Measure Customer Outcomes, Not Process Compliance
Don't measure success by technology adoption or process compliance. Measure success by customer outcomes and satisfaction. Do customers feel understood? Are they getting value? Do they recommend you to peers?
The Path Forward
Sales and marketing alignment has persisted as a challenge for decades not because technology was inadequate, but because the underlying approach was wrong. Organizations treated alignment as a problem to solve through better processes when what was needed was fundamental reconception of what these functions accomplish together.
The transformation happening in sophisticated organizations reveals a different approach entirely. Instead of maintaining sales and marketing as separate functions with better coordination, they're building integrated revenue organisms where the distinction becomes artificial.
The MarTech solutions that will dominate aren't consolidated monoliths attempting to be everything. They're specialized tools, integration platforms, data infrastructure, and community platforms that let organizations orchestrate genuine go-to-market power.

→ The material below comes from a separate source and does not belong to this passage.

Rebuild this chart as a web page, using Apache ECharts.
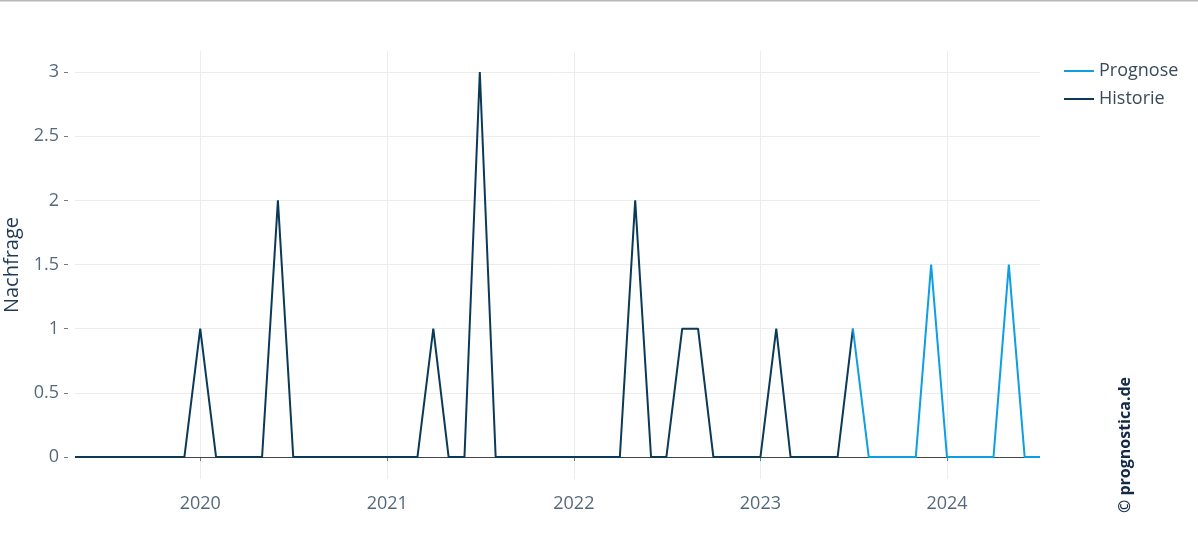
<!DOCTYPE html>
<html>
<head>
<meta charset="utf-8">
<script src="https://cdn.jsdelivr.net/npm/echarts@6/dist/echarts.min.js"></script>
<style>
html,body{margin:0;padding:0;background:#fff;}
#chart{width:1198px;height:548px;}
</style>
</head>
<body>
<div id="chart"></div>
<script>
var histMonths = ['2019-05','2019-06','2019-07','2019-08','2019-09','2019-10','2019-11','2019-12',
  '2020-01','2020-02','2020-03','2020-04','2020-05','2020-06','2020-07','2020-08','2020-09','2020-10','2020-11','2020-12',
  '2021-01','2021-02','2021-03','2021-04','2021-05','2021-06','2021-07','2021-08','2021-09','2021-10','2021-11','2021-12',
  '2022-01','2022-02','2022-03','2022-04','2022-05','2022-06','2022-07','2022-08','2022-09','2022-10','2022-11','2022-12',
  '2023-01','2023-02','2023-03','2023-04','2023-05','2023-06','2023-07'];
var histValues = [0,0,0,0,0,0,0,0,
  1,0,0,0,0,2,0,0,0,0,0,0,
  0,0,0,1,0,0,3,0,0,0,0,0,
  0,0,0,0,2,0,0,1,1,0,0,0,
  0,1,0,0,0,0,1];
var progMonths = ['2023-07','2023-08','2023-09','2023-10','2023-11','2023-12',
  '2024-01','2024-02','2024-03','2024-04','2024-05','2024-06','2024-07'];
var progValues = [1,0,0,0,0,1.5,0,0,0,0,1.5,0,0];
var yTicks = [0,0.5,1,1.5,2,2.5,3];
var xTickYears = ['2020','2021','2022','2023','2024'];
var xMin = '2019-05', xMax = '2024-07';

function ts(m){ var p = m.split('-'); return Date.UTC(+p[0], +p[1]-1, 1); }
function pairs(ms, vs){ return ms.map(function(m,i){ return [ts(m), vs[i]]; }); }
var xTickVals = xTickYears.map(function(y){ return ts(y+'-01'); });

var chart = echarts.init(document.getElementById('chart'));
var labelColor = '#56697c';
chart.setOption({
  backgroundColor:'#fff',
  animation:false,
  grid:{left:75,right:158,top:51,bottom:69,containLabel:false,outerBoundsMode:'none'},
  legend:{
    orient:'vertical', left:1059, top:56, itemWidth:30, itemHeight:2, icon:'rect',
    itemGap:8,
    data:['Prognose','Historie'],
    textStyle:{fontFamily:'Open Sans', fontSize:18, color:'#3a4a5a', lineHeight:20}
  },
  xAxis:{
    type:'value', min:ts(xMin), max:ts(xMax), offset:5,
    axisLine:{show:false},
    axisTick:{show:true, length:4, lineStyle:{color:'#6b7f90'}, customValues:xTickVals},
    axisLabel:{customValues:xTickVals, formatter:function(v){ return new Date(v).getUTCFullYear()+''; },
      fontFamily:'Open Sans', fontSize:18, color:labelColor, margin:11},
    splitLine:{show:true, lineStyle:{color:'#ececec', width:1}}
  },
  yAxis:{
    type:'value', min:-0.171, max:3.164, offset:7,
    name:'Nachfrage', nameLocation:'middle', nameRotate:90, nameGap:39,
    nameTextStyle:{fontFamily:'Open Sans', fontSize:20, color:'#1f3a52'},
    axisLine:{show:false},
    axisTick:{show:true, length:4, lineStyle:{color:'#6b7f90'}, customValues:yTicks},
    axisLabel:{customValues:yTicks, fontFamily:'Open Sans', fontSize:18, color:labelColor, margin:9},
    splitLine:{show:true, lineStyle:{color:'#ececec', width:1}}
  },
  series:[
    {name:'Historie', type:'line', data:pairs(histMonths, histValues), showSymbol:false, symbol:'none',
      lineStyle:{color:'#0a3a58', width:2}, itemStyle:{color:'#0a3a58'}, z:3,
      markLine:{silent:true, symbol:'none', label:{show:false}, animation:false,
        lineStyle:{color:'#444', width:1, type:'solid'}, data:[{yAxis:0}], z:1}},
    {name:'Prognose', type:'line', data:pairs(progMonths, progValues), showSymbol:false, symbol:'none',
      lineStyle:{color:'#0c9fe2', width:2}, itemStyle:{color:'#0c9fe2'}, z:3}
  ],
  graphic:[
    {type:'rect', shape:{x:0,y:0,width:1198,height:1.5}, style:{fill:'#b8b8b8'}, silent:true},
    {type:'text', x:1125, y:445, rotation:Math.PI/2,
      style:{text:'© prognostica.de', font:'bold 16px "Open Sans"', fill:'#14294a', align:'center', verticalAlign:'middle'}}
  ]
});
</script>
</body>
</html>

Most importantly, the future belongs to organizations that recognize alignment as a design principle rather than an outcome to achieve. When you build revenue operations around unified customer insights, structure technology to make cross-functional communication natural, and measure success by customer value rather than internal metrics, alignment stops being something you pursue and becomes something you embody.
The companies leading this transformation aren't doing anything exotic. They're asking fundamental questions about who customers are and what they value. They're choosing technology thoughtfully rather than chasing trends. They're building cultures where authentic human interaction is prioritized over operational efficiency metrics.
This isn't incremental improvement. This is transformation that's already reshaping competitive landscapes. The question isn't whether this shift will happen - it's whether your organization will lead it or react to it.